A housing co-operative is a housing business in the form of a consumer co-operative mutually owned by its members, which operates in accordance with the Co-operative Principles and Values.
The co-operative housing movement has a long history. The first housing co-operatives were formed in the mid-19th century, when Viktor Aimé Huber initiated the construction of several dwellings in Berlin.
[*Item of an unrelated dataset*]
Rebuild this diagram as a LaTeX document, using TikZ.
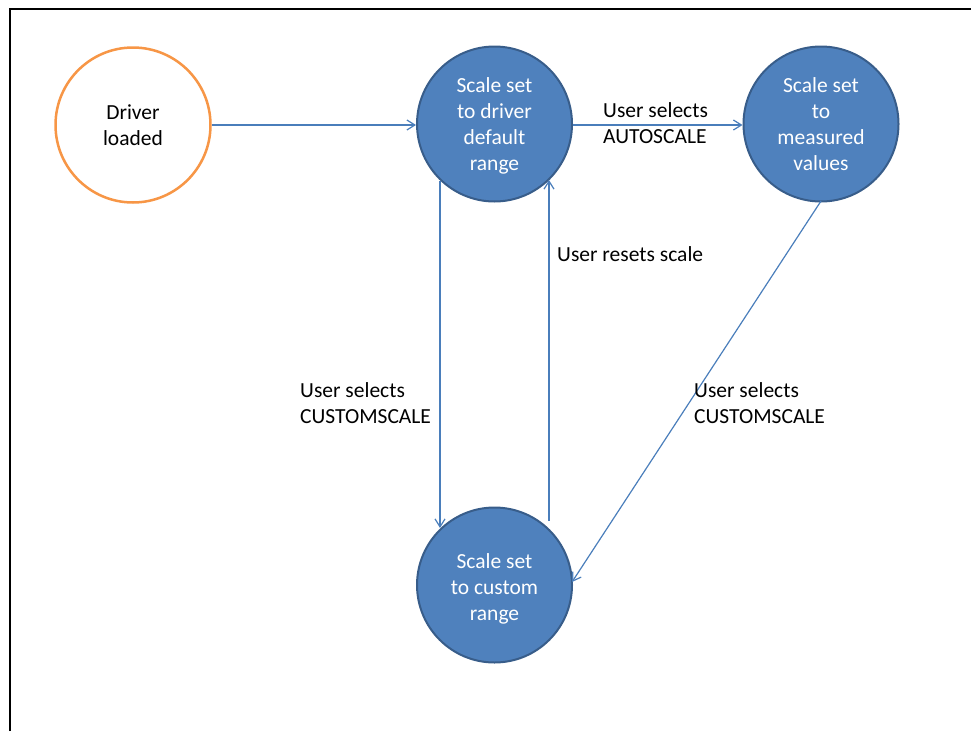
\documentclass[tikz,border=0pt]{standalone}
\usepackage{fontspec}
\setmainfont{Carlito}
\usetikzlibrary{arrows.meta}
\definecolor{bfill}{HTML}{4F81BD}
\definecolor{bdraw}{HTML}{385D8A}
\definecolor{oline}{HTML}{F79646}
\definecolor{aline}{HTML}{4A7EBB}
\begin{document}
\begin{tikzpicture}[x=1pt,y=-1pt,
  every node/.style={font=\fontsize{21.5}{26}\selectfont},
  state/.style={circle,minimum size=155pt,inner sep=0pt,fill=bfill,draw=bdraw,line width=2pt},
  statetext/.style={text=white,align=center,inner sep=0pt},
  start/.style={circle,minimum size=155pt,inner sep=0pt,fill=white,draw=oline,line width=2.5pt,text=black,align=center},
  conn/.style={draw=aline,line width=1.2pt,-{Straight Barb[length=8pt,width=10pt]}},
  lab/.style={align=left,anchor=west,inner sep=0pt}]
\useasboundingbox (0,0) rectangle (971,731);
\draw[line width=2pt] (10,731) -- (10,9) -- (971,9);
\node[start] (drv) at (133,125) {Driver\\loaded};
\node[state,label={[statetext,yshift=-2pt]center:Scale set\\to driver\\default\\range}] (def) at (494.5,124) {};
\node[state,label={[statetext]center:Scale set\\to\\measured\\values}] (meas) at (821,124) {};
\node[state,label={[statetext,yshift=-4pt]center:Scale set\\to custom\\range}] (cust) at (494.5,585) {};
\draw[conn] (drv.east |- 0,125) -- (def.west |- 0,125);
\draw[conn] (def.east |- 0,125) -- (meas.west |- 0,125);
\coordinate (d1) at (440,181);
\coordinate (d2) at (440,528);
\draw[conn] (d1) -- (d2);
\coordinate (u1) at (549,521);
\coordinate (u2) at (549,180);
\draw[conn] (u1) -- (u2);
\coordinate (m1) at (821,201);
\coordinate (m2) at (572,582);
\draw[conn] (m1) -- (m2);
\node[lab] (l1) at (603,123) {User selects\\AUTOSCALE};
\node[lab] (l2) at (557,254) {User resets scale};
\node[lab] (l3) at (300,403) {User selects\\CUSTOMSCALE};
\node[lab] (l4) at (694,403) {User selects\\CUSTOMSCALE};
\end{tikzpicture}
\end{document}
Today, housing cooperatives are increasingly widespread in Europe and beyond.
There are different co-operative housing models in the different countries, but what characterises housing co-operatives compared to other housing providers is that they are jointly owned and democratically controlled by their members, according to the principle of “one person, one vote”. This has clear implications for the way they operate compared to other actors on the housing market and benefits not only their members but also the public interest.
Today, housing co-operatives as well as other affordable housing providers are faced with a number of challenges, such as adapting to the changing demand improving the sustainability of the housing stock as well as the environmental quality of the neighbourhoods, and coping with unfavourable conditions on the financial and housing markets.
Nevertheless, so far the crisis had a negative impact on housing co-operatives but new solutions are being explored both in terms of tenures (increase in provision of dwellings for rent as well as intermediate tenures, for instance in Spain) and financing (cooperation with saving institutions in Germany, creation of ethical revolving funds in Italy…).
The co-operative business model in the housing sector has some characteristics which could prove key to the success of housing cooperatives in the future, but there are also challenges to overcome. This was the aim of the conference to better illustrate how values make a strong business case adapted to future challenges.